Forthcoming Non/Violence Essay

Pleased to announce that an essay I have been working on for several years – “Philosophy Against and in Praise of Violence: Kant, Thoreau, and the Nonviolent Revolutionary Spectator” –  will be published in a forthcoming volume of Theory, Culture & Society. The essay considers several moments in history when committed nonviolent partisans – especially Immanuel Kant and Henry David Thoreau, but also William Lloyd Garrison, W.E.B. Du Bois, and Martin Luther King – found themselves confronting heroic violent acts  that were aligned with their broader cause (constitutionalism, abolitionism, civil rights). It argues that there is a remarkable similarity to their responses, in which they recommit themselves to nonviolence as an ongoing activity, while simultaneously bearing witness in their writing to the cause and underlying meaning of the violent act.  I call this the position of the “nonviolent revolutionary spectator.” These spectators are only truly revolutionary if they are committed to effectively ending the underlying causes of violence through their political activities.

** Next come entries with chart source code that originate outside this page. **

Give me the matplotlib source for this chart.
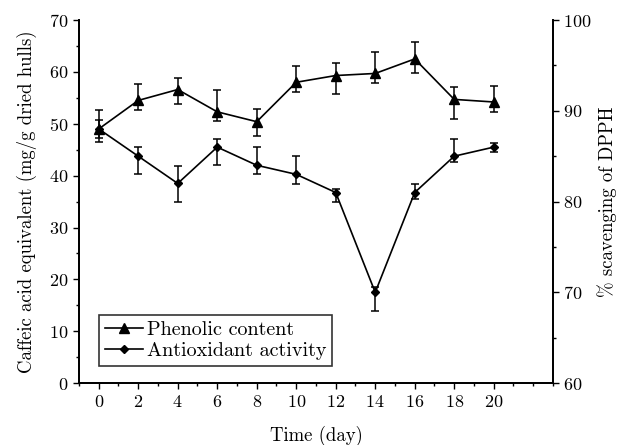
import matplotlib
matplotlib.use('Agg')
import matplotlib.pyplot as plt
from matplotlib.lines import Line2D
from matplotlib.ticker import MultipleLocator

# Data

days = [0, 2, 4, 6, 8, 10, 12, 14, 16, 18, 20]

phenolic = [49.0, 54.5, 56.6, 52.3, 50.4, 58.0, 59.3, 59.7, 62.5, 54.7, 54.2]
phenolic_lo = [2.6, 1.8, 2.8, 1.8, 2.8, 1.8, 3.6, 1.8, 2.8, 3.7, 2.0]
phenolic_hi = [3.6, 3.1, 2.2, 4.2, 2.4, 3.2, 2.4, 4.1, 3.3, 2.3, 3.0]

antioxidant = [88.0, 85.0, 82.0, 86.0, 84.0, 83.0, 81.0, 70.0, 81.0, 85.0, 86.0]
antioxidant_lo = [1.0, 2.0, 2.0, 2.0, 1.0, 1.1, 1.0, 2.1, 0.7, 0.6, 0.5]
antioxidant_hi = [1.0, 1.0, 1.9, 0.9, 2.0, 2.0, 0.4, 0.6, 0.9, 1.9, 0.5]

plt.rcParams['font.family'] = ['cmr10', 'DejaVu Serif']
plt.rcParams['axes.formatter.use_mathtext'] = True
plt.rcParams['font.size'] = 13

fig = plt.figure(figsize=(6.22, 4.45), dpi=100)
ax = fig.add_axes([0.127, 0.139, 0.762, 0.816])
ax2 = ax.twinx()

ax.errorbar(days, phenolic, yerr=[phenolic_lo, phenolic_hi], color='black',
            marker='^', markersize=6.5, linewidth=1.2, capsize=3,
            elinewidth=1.1, capthick=1.1)
ax2.errorbar(days, antioxidant, yerr=[antioxidant_lo, antioxidant_hi],
             color='black', marker='D', markersize=4.5, linewidth=1.2,
             capsize=3, elinewidth=1.1, capthick=1.1)

ax.set_xlim(-1, 23)
ax.set_ylim(0, 70)
ax2.set_ylim(60, 100)

ax.xaxis.set_minor_locator(MultipleLocator(1))
ax.set_xticks(days)
ax.yaxis.set_major_locator(MultipleLocator(10))
ax.yaxis.set_minor_locator(MultipleLocator(5))
ax2.yaxis.set_major_locator(MultipleLocator(10))
ax2.yaxis.set_minor_locator(MultipleLocator(5))

for a in (ax, ax2):
    a.spines['top'].set_visible(False)
    a.tick_params(which='major', direction='out', length=4, width=1)
    a.tick_params(which='minor', direction='out', length=2.5, width=1)
    for s in a.spines.values():
        s.set_linewidth(1.3)

ax.set_xlabel('Time (day)', labelpad=12, fontsize=13.5)
ax.set_ylabel('Caffeic acid equivalent (mg/g dried hulls)', fontsize=13.5,
              labelpad=9)
ax2.set_ylabel('% scavenging of DPPH', labelpad=4, fontsize=13.5)

handles = [Line2D([], [], color='black', marker='^', markersize=6.5,
                  linewidth=1.2),
           Line2D([], [], color='black', marker='D', markersize=4.5,
                  linewidth=1.2)]
leg = ax.legend(handles, ['Phenolic content', 'Antioxidant activity'],
                loc='lower left', bbox_to_anchor=(0.02, 0.02), frameon=True,
                fancybox=False, edgecolor='black', handlelength=1.9,
                handletextpad=0.2, borderpad=0.3, labelspacing=0.15,
                fontsize=14.5)
leg.get_frame().set_linewidth(1.2)

fig.savefig('out.png', dpi=100)
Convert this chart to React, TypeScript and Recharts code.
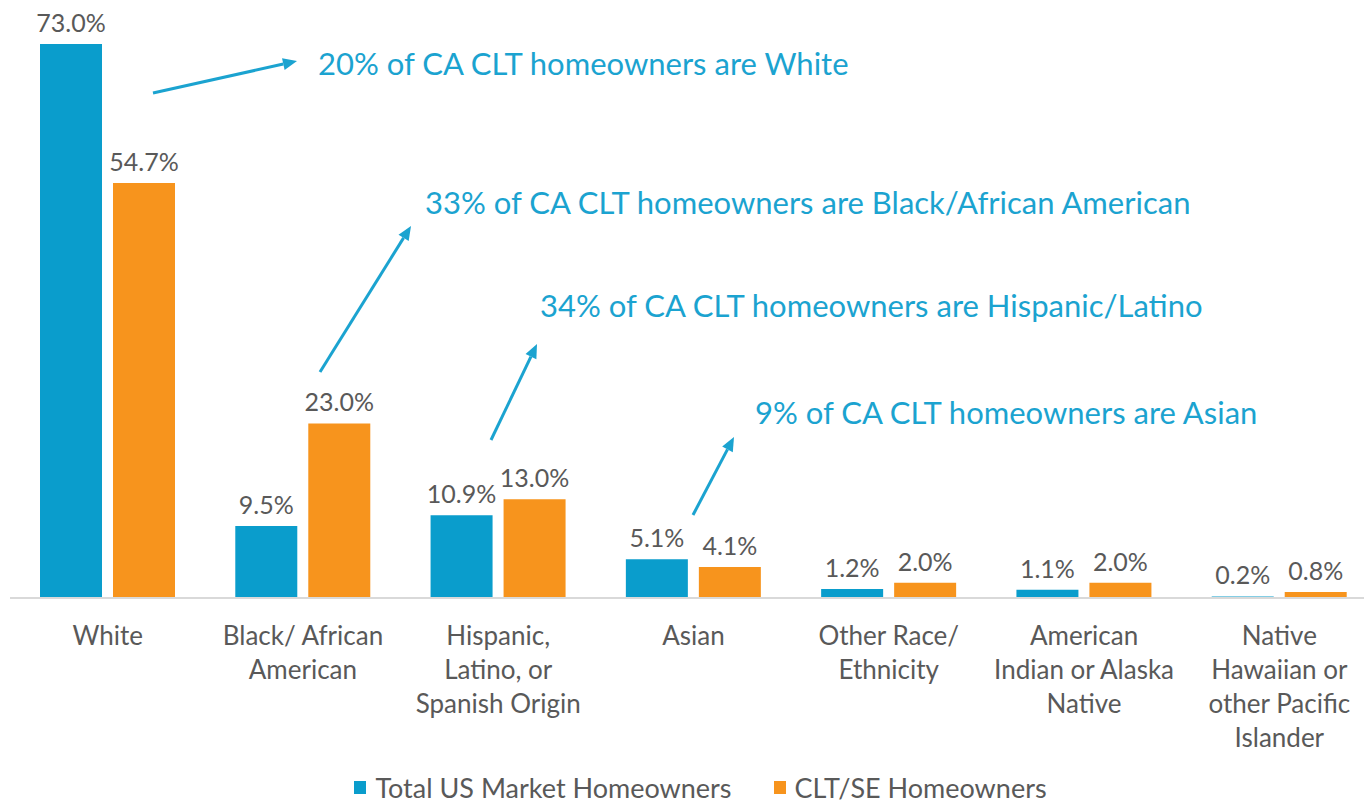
import React from 'react'
import { BarChart, Bar, XAxis, YAxis, LabelList, Legend } from 'recharts'

const categories = [
  'White',
  'Black/ African American',
  'Hispanic, Latino, or Spanish Origin',
  'Asian',
  'Other Race/ Ethnicity',
  'American Indian or Alaska Native',
  'Native Hawaiian or other Pacific Islander',
]

const tickLines: string[][] = [
  ['White'],
  ['Black/ African', 'American'],
  ['Hispanic,', 'Latino, or', 'Spanish Origin'],
  ['Asian'],
  ['Other Race/', 'Ethnicity'],
  ['American', 'Indian or Alaska', 'Native'],
  ['Native', 'Hawaiian or', 'other Pacific', 'Islander'],
]

const totalUS = [73.0, 9.5, 10.9, 5.1, 1.2, 1.1, 0.2]
const cltSE = [54.7, 23.0, 13.0, 4.1, 2.0, 2.0, 0.8]

const notes = [
  { text: '20% of CA CLT homeowners are White', x: 318, y: 63, from: [153, 93], to: [297, 61] },
  { text: '33% of CA CLT homeowners are Black/African American', x: 425, y: 202, from: [320, 372], to: [411, 226] },
  { text: '34% of CA CLT homeowners are Hispanic/Latino', x: 540, y: 305, from: [491, 440], to: [537, 344] },
  { text: '9% of CA CLT homeowners are Asian', x: 755, y: 412, from: [693, 515], to: [734, 437] },
]

const data = categories.map((name, i) => ({
  name,
  total: totalUS[i],
  clt: cltSE[i],
}))

const BLUE = '#0a9dcc'
const ORANGE = '#f7941d'
const GREY = '#595959'
const NOTE = '#1ba3d0'
const FONT = 'Lato, sans-serif'

const CategoryTick = (props: any) => {
  const { x, y, payload } = props
  const lines = tickLines[payload.index] || [payload.value]
  return (
    <g transform={`translate(${x},${y})`}>
      {lines.map((l, i) => (
        <text key={i} x={0} y={29 + i * 34} textAnchor="middle" dominantBaseline="central"
          fill={GREY} fontSize={26} fontFamily={FONT}>{l}</text>
      ))}
    </g>
  )
}

const LegendContent = () => (
  <div style={{ display: 'flex', justifyContent: 'center', gap: 42, paddingTop: 13, paddingLeft: 14,
    fontFamily: FONT, fontSize: 27, color: GREY }}>
    {[['Total US Market Homeowners', BLUE], ['CLT/SE Homeowners', ORANGE]].map(([t, c]) => (
      <div key={t} style={{ display: 'flex', alignItems: 'center', gap: 9 }}>
        <span style={{ width: 12, height: 13, background: c, display: 'inline-block' }} />
        <span>{t}</span>
      </div>
    ))}
  </div>
)

const Arrow = ({ from, to }: any) => {
  const [x1, y1] = from
  const [x2, y2] = to
  const a = Math.atan2(y2 - y1, x2 - x1)
  const len = 14, w = 6
  const bx = x2 - len * Math.cos(a), by = y2 - len * Math.sin(a)
  const px = -Math.sin(a) * w, py = Math.cos(a) * w
  return (
    <g>
      <line x1={x1} y1={y1} x2={bx} y2={by} stroke={NOTE} strokeWidth={3} />
      <polygon points={`${x2},${y2} ${bx + px},${by + py} ${bx - px},${by - py}`} fill={NOTE} />
    </g>
  )
}

export default function App() {
  return (
    <div style={{ position: 'absolute', left: 0, top: 0, width: 1364, height: 803, overflow: 'hidden', background: '#fff' }}>
      <BarChart width={1380} height={803} data={data}
        margin={{ top: 44, right: 3, left: 10, bottom: 0 }}
        barCategoryGap={30} barGap={11}
      >
        <XAxis dataKey="name" interval={0} height={160} tickLine={false}
          axisLine={{ stroke: '#d9d9d9', strokeWidth: 2 }} tick={<CategoryTick />} />
        <YAxis hide domain={[0, 73]} />
        <Legend verticalAlign="bottom" height={45} content={<LegendContent />} />
        <Bar dataKey="total" fill={BLUE} barSize={62} isAnimationActive={false}>
          <LabelList dataKey="total" position="top" offset={12} fill={GREY} fontSize={25} fontFamily={FONT}
            formatter={(v: any) => `${Number(v).toFixed(1)}%`} />
        </Bar>
        <Bar dataKey="clt" fill={ORANGE} barSize={62} isAnimationActive={false}>
          <LabelList dataKey="clt" position="top" offset={12} fill={GREY} fontSize={25} fontFamily={FONT}
            formatter={(v: any) => `${Number(v).toFixed(1)}%`} />
        </Bar>
      </BarChart>
      <svg width={1364} height={803} style={{ position: 'absolute', left: 0, top: 0, pointerEvents: 'none' }}>
        {notes.map((n) => (
          <g key={n.text}>
            <Arrow from={n.from} to={n.to} />
            <text x={n.x} y={n.y} dominantBaseline="central" fill={NOTE} fontSize={31} fontFamily={FONT}>{n.text}</text>
          </g>
        ))}
      </svg>
    </div>
  )
}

They bear witness to violence in order to create a community of nonviolent spectators who may someday move beyond it. The essay works to tease out some of the seeming contradictions of this position and argue for its coherence and cogency. It was borne out of our current political moment, and aims to develop a theoretical stance that enables nonviolent revolutionaries to condemn violence while still remaining comrades in a broader struggle. I will post a copy on the Publications page when it is published.